I upgraded my blog’s playlist, if you want go check
A rainy day without jazz music in my ears isn’t funny
I’m starting to internalize what are the steps to build a healthy relationship.
It is time for change, change for the better, learn from mistakes and move on.
Trying to be as honest as possible for my partner. When we think too much about things we end up committing actions that we did not want, we lose people and betrayed them.
I stopped to think, enjoy every moment and stop fighting over petty things like someone arrive 15 minutes late, like disagreements, intrigues and gossips.
Not having high expectations, let that person surprised me, having the mind open to someone or a subject. Do not let emotions affect my judgment. These are the goals.
Sometimes I miss the past, and I regret many things I did, the people who I hurt deeply. I promised dream and I ruined. And now? I can do anything. apologies do not solve the mistake made, I’m sure that helps but does not solve.
I can not say that I miss you without that provoke more hope and more hope means more tears, and I do not want anymore shed tears because of me.
During my life I met good people. The best women that exist in the world, I dated a few of them but did not do everything I could have done, did not kiss enough, I did not cry what I should, I didn’t gave the love I should have given. Although I am a man quite lovely. Lacked emotion, lacked joy, lacked feeling. It lacked everything. It’s my fault.
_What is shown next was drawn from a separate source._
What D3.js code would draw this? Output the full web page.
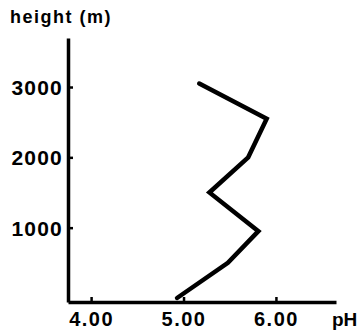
<!DOCTYPE html>
<html>
<head>
<meta charset="utf-8">
<script src="https://cdn.jsdelivr.net/npm/d3@7"></script>
<style>
  body { margin: 0; background: #fff; }
  svg { display: block; }
  text { font-family: "Liberation Sans", Arial, sans-serif; font-weight: bold; fill: #000; }
</style>
</head>
<body>
<svg id="chart" width="359" height="331"></svg>
<script>
// pH profile with height
var heights = [0, 500, 950, 1500, 2000, 2550, 3050];
var phValues = [4.93, 5.48, 5.81, 5.28, 5.70, 5.90, 5.17];
var xTicks = [4, 5, 6];
var yTicks = [1000, 2000, 3000];

var svg = d3.select("#chart");

var x = d3.scaleLinear()
    .domain([3.75, 6.65])
    .range([68, 336]);
var y = d3.scaleLinear()
    .domain([-57, 3697])
    .range([302, 38]);

// axes
var xAxis = svg.append("g")
    .attr("transform", "translate(0,302)")
    .call(d3.axisBottom(x).tickValues(xTicks).tickFormat(d3.format(".2f"))
        .tickSizeInner(-5).tickSizeOuter(0).tickPadding(10));
xAxis.select(".domain").attr("stroke-width", 3.5);
xAxis.selectAll(".tick line").attr("stroke-width", 2.5);
xAxis.selectAll(".tick text")
    .style("font-size", "20px")
    .attr("letter-spacing", 1.5)
    .attr("dy", "0.71em");

var yAxis = svg.append("g")
    .attr("transform", "translate(68,0)")
    .call(d3.axisLeft(y).tickValues(yTicks).tickFormat(d3.format("d"))
        .tickSizeInner(-5).tickSizeOuter(0).tickPadding(5));
yAxis.select(".domain").attr("stroke-width", 3.5);
yAxis.selectAll(".tick line").attr("stroke-width", 2.5);
yAxis.selectAll(".tick text")
    .style("font-size", "21px")
    .attr("letter-spacing", 1.2)
    .attr("dy", "0.36em");

// axis titles
svg.append("text")
    .attr("x", 10)
    .attr("y", 23)
    .style("font-size", "18px")
    .attr("letter-spacing", 1.5)
    .text("height (m)");
svg.append("text")
    .attr("x", 332)
    .attr("y", 326)
    .style("font-size", "19px")
    .text("pH");

// profile line
var line = d3.line()
    .x(function(d, i) { return x(phValues[i]); })
    .y(function(d) { return y(d); });

svg.append("path")
    .datum(heights)
    .attr("d", line)
    .attr("fill", "none")
    .attr("stroke", "#000")
    .attr("stroke-width", 4.5)
    .attr("stroke-linejoin", "miter")
    .attr("stroke-linecap", "round");
</script>
</body>
</html>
As much as I want to I can not make everyone happy, when I realize this, I see that I am quite upset and go into a state of depression. There is no one like me. I know I could make you happy, I know I would be the man that you would love until the end of your time, but I can not. it isn’t because I do not want to but because it is wrong.
Every time I pass by you, my heart trembles, every time I think of you, my heart trembles. I care about you, I pray that one day you find a man better than me, the best man possible, and I will not be jealous because that person will be wonderful for you.
The funny thing is how life goes around and what you did not want it to happen, eventually happen, not just once but over and over.